Los domingos me levanto revolucionario. Me ayuda a ello que me levanto más tarde aunque me despierto casi cuando siempre y oigo un rato más la radio. Radio Vitoria está de misas y esas cosas, así que me dedico a transitar por el dial y lo que oigo suele ayudarme a reforzar la sensación de que, cada vez más, una revolución, sea en el formato que sea, no es que sea conveniente, oportuna o incluso necesaria; es que es imprescindible y cada vez más perentoria. Eso por no hablar de lo inevitable dado el entusiasmo con que algunos tensan la cuerda.
La izquierda encerrada en su laberinto sigue creo yo que un poco desorientada, más centrada en su cainismo congénito que en la lectura de los tiempos. De la intelectualidad vigente hay quien vive preso de sus compromisos y subvenciones, quien de sus nostalgias y quien intenta escudriñar el presente en busca de los retornos inevitables de su pasado glorioso.
Posiblemente yo mismo sea una mezcla de todo lo anterior, pero los domingos me gusta fugarme de mi mismo.
La revolución es necesaria porque la situación es crecientemente insostenible. Pero para llevarla a cabo es importante antes de nada saber qué es lo que queremos cambiar y saber también quién es el que lo impide. Hecho esto tendremos el soporte necesario para ponernos a pensar en las estrategias a seguir y en sus desarrollos tácticos.
La revolución es hoy por hoy el empeño loable y deseable en lograr un objetivo simple. Un mundo más justo en lo social y en lo ambiental. Esto es, reconducir la economía a criterios de sostenibilidad social y ambiental y gestionar a escala global un reparto más equitativo de los medios, riquezas y oportunidades.
La asunción de ese objetivo significa una revolución total en nuestro sistema de valores y en la escala en la que se sustenta. Frente al icono socialdemócrata del “estado del bienestar”, la revolución pasa por redefinir el propio concepto de bienestar y por aplicarlo no al estado sino al mundo.
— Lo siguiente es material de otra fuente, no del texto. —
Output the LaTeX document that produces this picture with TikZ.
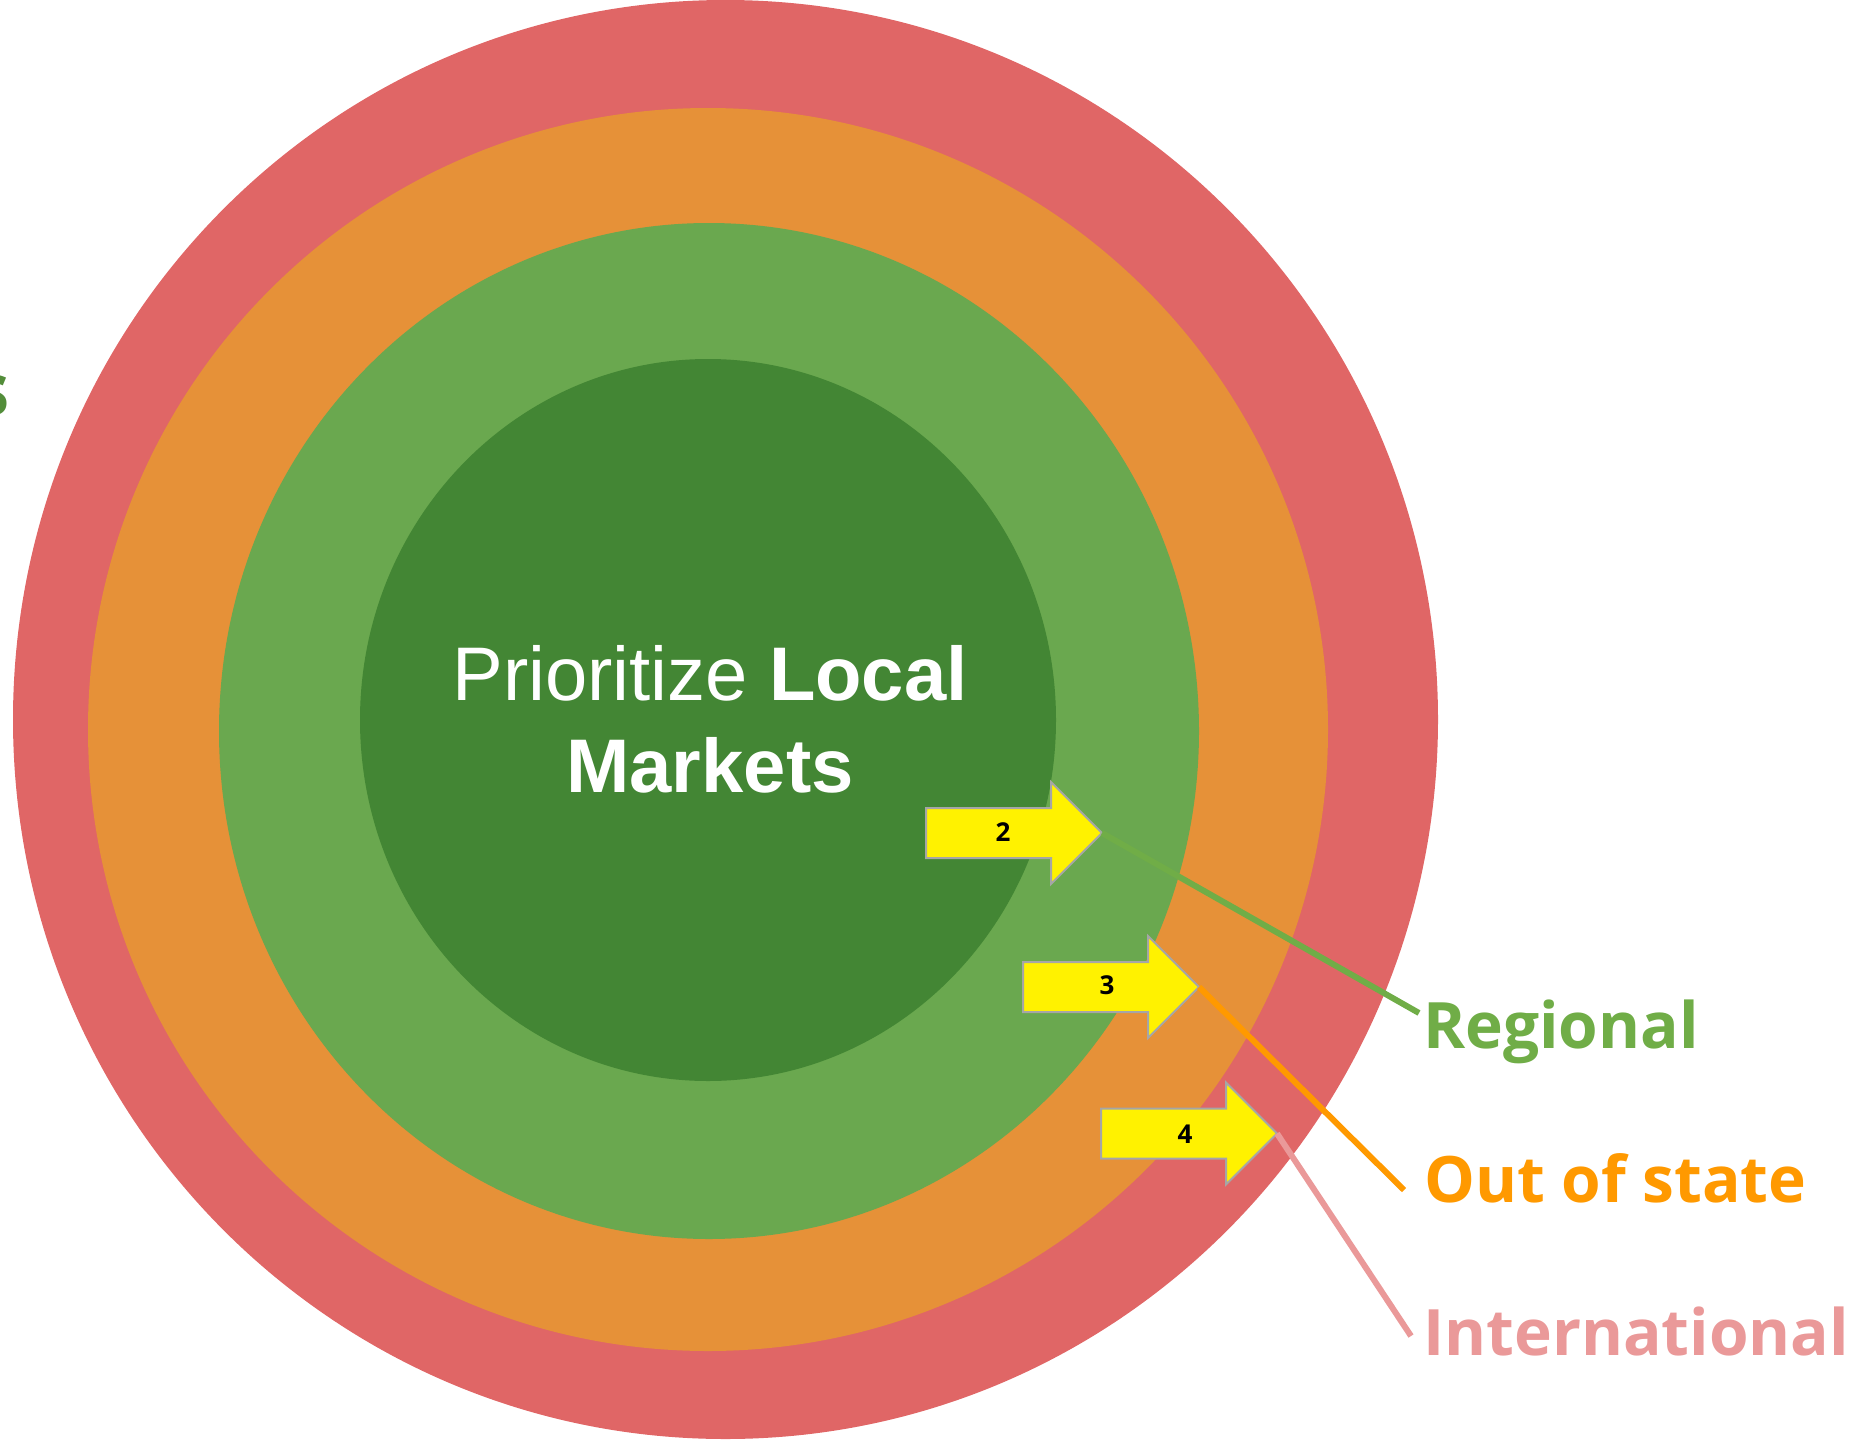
\documentclass[tikz,border=0pt]{standalone}
\usepackage{fontspec}
\setmainfont{Open Sans}
\newfontfamily\centerfont{Liberation Sans}
\definecolor{cred}{HTML}{E06666}
\definecolor{corange}{HTML}{E69138}
\definecolor{clgreen}{HTML}{6AA84F}
\definecolor{cdgreen}{HTML}{438634}
\definecolor{lblgreen}{HTML}{70AD47}
\definecolor{lblorange}{HTML}{FF9900}
\definecolor{lblpink}{HTML}{EA9999}
\definecolor{sgreen}{HTML}{538D3A}
\definecolor{arrowedge}{HTML}{A6A6A6}
\begin{document}
\begin{tikzpicture}[x=1pt,y=-1pt,
  arrowbox/.style={fill=yellow, draw=arrowedge, line width=2pt, line join=miter},
  numtext/.style={font=\fontsize{26}{30}\selectfont\bfseries, text=black, inner sep=0},
  leader/.style={line width=6pt},
  lbl/.style={font=\fontsize{64}{76}\selectfont\bfseries, inner sep=0, anchor=base west},
  ctext/.style={font=\centerfont\fontsize{76}{92}\selectfont, text=white, inner sep=0, anchor=base},
  pics/yarrow/.style={code={
    \draw[arrowbox] (0,-25) -- (125,-25) -- (125,-51) -- (176,0) -- (125,51) -- (125,25) -- (0,25) -- cycle;
    \coordinate (-tip) at (176,0);
  }}]
\useasboundingbox (0,0) rectangle (1866,1440);
\clip (0,0) rectangle (1866,1440);
% rings
\fill[cred] (725.5,719.5) ellipse [x radius=712.5, y radius=719.5];
\fill[corange] (708,729.5) ellipse [x radius=620, y radius=621.5];
\fill[clgreen] (709,731) ellipse [x radius=490, y radius=508];
\fill[cdgreen] (708,720) ellipse [x radius=348, y radius=361];
% fragment at left edge
\node[font=\fontsize{73}{80}\selectfont\bfseries, text=sgreen, inner sep=0, anchor=base east] (frag) at (10,415) {s};
% centre text
\node[ctext] (c1) at (710,700) {Prioritize \textbf{Local}};
\node[ctext] (c2) at (710,792) {\textbf{Markets}};
% arrows
\pic (a2) at (926,833) {yarrow};
\pic (a3) at (1023,987) {yarrow};
\pic (a4) at (1101,1133.5) {yarrow};
\node[numtext] (n2) at (1003,832) {2};
\node[numtext] (n3) at (1107,985) {3};
\node[numtext] (n4) at (1185,1134) {4};
% leader ends
\coordinate (e2) at (1419,1013);
\coordinate (e3) at (1404,1190);
\coordinate (e4) at (1411,1336);
\draw[leader, lblgreen] (a2-tip) -- (e2);
\draw[leader, lblorange] (a3-tip) -- (e3);
\draw[leader, lblpink] (a4-tip) -- (e4);
% labels
\node[lbl, text=lblgreen] (l2) at (1423,1048) {Regional};
\node[lbl, text=lblorange] (l3) at (1424,1202) {Out of state};
\node[lbl, text=lblpink] (l4) at (1423,1355) {International};
\end{tikzpicture}
\end{document}
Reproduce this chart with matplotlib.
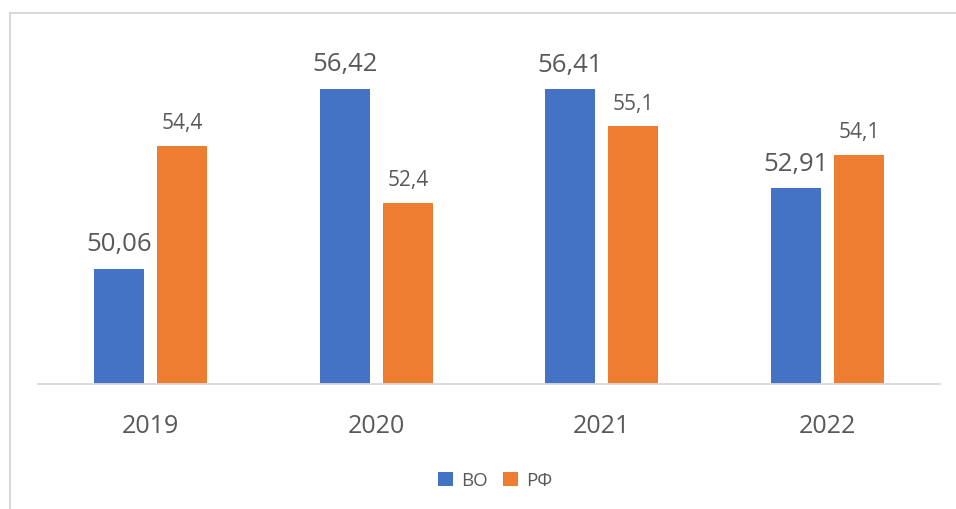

Bienestar no puede ser equiparable al aumento de la capacidad de consumo, sino a algo más etéreo como la felicidad. Si no aspiramos a ser felices y reducir la lista de nuestros problemas no estaremos hablando de revoluciones sino dando vueltas a la misma tortilla. La escala de valores no puede usar como unidad la moneda, ni la ansiedad que genera la espiral de consumo es soporte capaz de generar situaciones colectivas y personales más cercanas a la felicidad. No se trata de retroceder en el tiempo y renunciar a la comididad o el progreso. Se trata de no dejarse cegar por él. Se trata de tener en lo material lo que realmente nos sea necesario, de no desperdiciar, de concebir un mundo en el que el desarrollo humano tenga más que ver con el hecho de saber usar el tiempo que con buscar la manera de comprarlo y obsesionarse con tener dinero para gastarlo mientras lo pasamos. De la misma forma que los recursos no se pueden desperdiciar, debemos tener claro que si un recurso limitado hay en nuestras vidas ese no es otro que el tiempo para vivirlas.
Enunciado este objetivo el paso siguiente es identificar a quien no lo hace posible.
La izquierda tradicional centró su objetivo en el control de los medios de producción e identificó el enemigo estructural a batir con la institución del estado. Eso, que era evidentemente válido en el siglo XIX e incluso en el XX empieza a serlo menos hoy. En mi opinión, y por concretar, el objetivo es controlar los flujos financieros y los fondos de inversión, y el enemigo estructural es el sistema financiero global. El estado, desde ese punto de vista debería pasar de ser un elemento a destruir a constituirse en un medio a utilizar incluyendo en caso necesario su poder de coerción militar.
Los fondos de inversión globalmente considerados se convierten en un animal sin alma que busca únicamente la generación de riqueza monetaria a corto plazo, sin mayor problema ni ligazón con la economía real ni con los humanos, bienes y productos que la sustentan.
Frente a la idolatrada idea del “valor añadido” nuestra revolución conceptual pasa, valga la paradoja, por la puesta en valor y la recuperación del aprecio por el concepto más cercano del valor real, el que se sustenta y se soporta en lo real, el que sirve para algo real, y el que es realmente útil para la colectividad.
Por hoy ya tengo bastante… seguiré desarrollando mis tesis de febrero cuando empiece marzo y antes de que llegue junio, no sea que se acaben mezclando con las tesis de abril.